In a complex legal case, the court ruled on the sale of properties owned by Mukitur Rahman
In the recent judgment of Manolete Partners PLC v Mukitur Rahman & Ors, the court addressed a complex case involving the actions of Mukitur Rahman and his family concerning several properties. This case was heard in the Business and Property Courts of England and Wales, with Master Clark presiding. The primary claimant, Manolete Partners PLC, acts as a liquidator for a company owned and operated by Mr. Rahman, trading as a restaurant. Following the company’s liquidation in 2016, significant financial irregularities were discovered, particularly regarding misapplied funds amounting to a substantial debt owed by Mr. Rahman. This judgment records the court's examination of Mr. Rahman’s financial dealings, his ownership of real estate, and the implications of these findings for his family and business associates.

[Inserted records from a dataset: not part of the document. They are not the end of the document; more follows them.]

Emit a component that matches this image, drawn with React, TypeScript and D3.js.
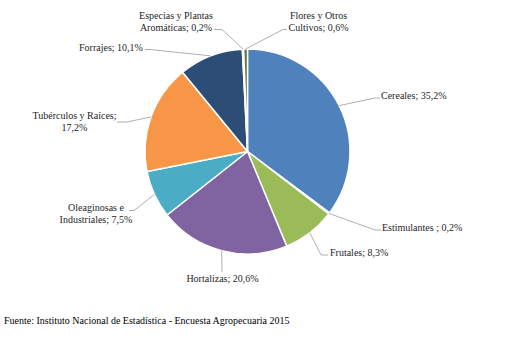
import React from "react";
import * as d3 from "d3";

const categories = [
  "Cereales",
  "Estimulantes ",
  "Frutales",
  "Hortalizas",
  "Oleaginosas e Industriales",
  "Tubérculos y Raíces",
  "Forrajes",
  "Especias y Plantas Aromáticas",
  "Flores y Otros Cultivos",
];
const values = [35.2, 0.2, 8.3, 20.6, 7.5, 17.2, 10.1, 0.2, 0.6];
const labelLines = [
  ["Cereales; 35,2%"],
  ["Estimulantes ; 0,2%"],
  ["Frutales; 8,3%"],
  ["Hortalizas; 20,6%"],
  ["Oleaginosas e", "Industriales; 7,5%"],
  ["Tubérculos y Raíces;", "17,2%"],
  ["Forrajes; 10,1%"],
  ["Especias y Plantas", "Aromáticas; 0,2%"],
  ["Flores y Otros", "Cultivos; 0,6%"],
];
const colors = [
  "#4F81BD",
  "#C0504D",
  "#9BBB59",
  "#8064A2",
  "#4BACC6",
  "#F79646",
  "#2C4D75",
  "#772C2A",
  "#5F7530",
];
const source = "Fuente: Instituto Nacional de Estadística - Encuesta Agropecuaria 2015";

// label layout: text anchor position, alignment, leader elbow and end
const labelLayout = [
  { x: 381, y: 98.5, anchor: "start", elbow: [375, 98], end: [380, 98] },
  { x: 382, y: 230.5, anchor: "start", elbow: [375, 230], end: [381, 230] },
  { x: 330, y: 255.5, anchor: "start", elbow: [321, 255], end: [328, 255] },
  { x: 222.5, y: 281.5, anchor: "middle", elbow: [222, 272], end: [222, 272] },
  { x: 96, y: 210.5, anchor: "middle", elbow: [134, 210.5], end: [129, 210.5] },
  { x: 74.5, y: 118.5, anchor: "middle", elbow: [127, 122], end: [117, 122] },
  { x: 111, y: 50.5, anchor: "middle", elbow: [150, 49.5], end: [145, 49.5] },
  { x: 176, y: 18.5, anchor: "middle", elbow: [222, 29.5], end: [214, 29.5] },
  { x: 318.5, y: 18.5, anchor: "middle", elbow: [283, 29.5], end: [287, 29.5] },
];

const FONT = '"Liberation Serif", "DejaVu Serif", "Times New Roman", serif';

export default function App() {
  const width = 506;
  const height = 344;
  const cx = 247.5;
  const cy = 151.5;
  const r = 102.5;

  const pie = d3
    .pie<number>()
    .sort(null)
    .value((d) => d);
  const arcs = pie(values);
  const arc = d3.arc<d3.PieArcDatum<number>>().innerRadius(0).outerRadius(r);

  return (
    <svg
      width={width}
      height={height}
      style={{ position: "absolute", left: 0, top: 0, background: "#fff", fontFamily: FONT, fontSize: "10px" }}
    >
      <rect width={width} height={height} fill="#fff" />
      <g transform={`translate(${cx},${cy})`}>
        {arcs.map((a, i) => (
          <path
            key={categories[i]}
            d={arc(a) || ""}
            fill={colors[i]}
            stroke="#fff"
            strokeWidth={1.5}
            strokeLinejoin="round"
          />
        ))}
      </g>
      {arcs.map((a, i) => {
        const mid = (a.startAngle + a.endAngle) / 2;
        const sx = cx + r * Math.sin(mid);
        const sy = cy - r * Math.cos(mid);
        const L = labelLayout[i];
        return (
          <polyline
            key={"l" + i}
            points={`${sx},${sy} ${L.elbow[0]},${L.elbow[1]} ${L.end[0]},${L.end[1]}`}
            fill="none"
            stroke="#A6A6A6"
            strokeWidth={0.9}
          />
        );
      })}
      {labelLines.map((lines, i) => {
        const L = labelLayout[i];
        return (
          <text key={"t" + i} x={L.x} y={L.y} textAnchor={L.anchor} fill="#262626" style={{ fontFamily: FONT }}>
            {lines.map((ln, j) => (
              <tspan key={j} x={L.x} dy={j === 0 ? 0 : 12.5}>
                {ln}
              </tspan>
            ))}
          </text>
        );
      })}
      <text x={4} y={323.5} fill="#000" style={{ fontFamily: FONT }}>
        {source}
      </text>
    </svg>
  );
}
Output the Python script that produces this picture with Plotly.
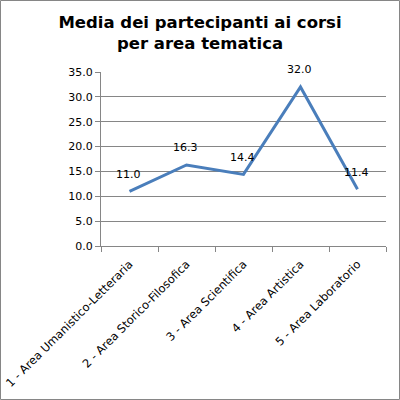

The case arose from events dating back to 2020, when Manolete Partners brought a claim against Mr. Rahman relating to financial mishandling arising from his sole ownership and management of the company. After navigating accusations of misapplication of significant funds, the court had previously ruled that Mr. Rahman had indeed misappropriated company funds, leading to a judgement debt totalling approximately £892,840.06, inclusive of interest and costs. Consequently, the current case revolves around the claimant’s intention to secure payment of debts through the sale of properties owned by Mr. Rahman. The properties in question include 18 Rochford Road, 18 Dove Close, and 7 Buckland Parade, all registered solely under Mr. Rahman's name. Financial assessments of these properties revealed significant equity amounts that the claimant sought to liquidate to satisfy the judgement debt.
The defendants include Mr. Rahman’s wife, Sultana Rahman, and Mr. Rahman’s relatives. Sultana’s stance is significant as she contends a right to a 50% interest in each property due to a constructive trust arising from common intention. Her argument hinges on the assertion that they mutually agreed to share ownership equally upon marriage. However, the court must also consider the legal ownership dynamics against claims of social or familial agreements.
The court noted that Mr. Rahman, prior to the legal proceedings, had been convicted of tax-related offences and was subsequently imprisoned. This complexity limited the defendants’ participation in the trial. In deliberating on the case, the court cited vital legal precedents such as Stack v Dowden and Jones v Kernott, which clarify the legal standing concerning sole ownership versus beneficial interest in property ownership situations. These precedents established that mere claims of common intention must be substantiated by credible evidence of contributions or other indicators of equitable interests.
The court examined the testimonies of Sultana Rahman and found inconsistencies regarding the details of their marital agreement and her financial contributions. The lack of concrete evidence supporting her claims of investment or substantial involvement in the properties led to scepticism regarding her assertions of a constructive trust. Ultimately, the judgement concluded with the ruling enabling the sale of the properties, reinforcing that although Mrs. Rahman asserted interest rights, the court was not convinced of her equitable claims due to insufficient evidence.
Thus, the court ruled in favour of the claimant to allow the secured debts to be addressed through the liquidation of the properties. The complexities of familial dynamics, combined with the intricacies of property law, illustrated the challenging nature of resolving such cases in court. It underscored the necessity for clear evidence and the fragility of verbal or social agreements concerning significant financial dealings. The order for sales is pending unless otherwise agreed upon by the parties regarding a timeline.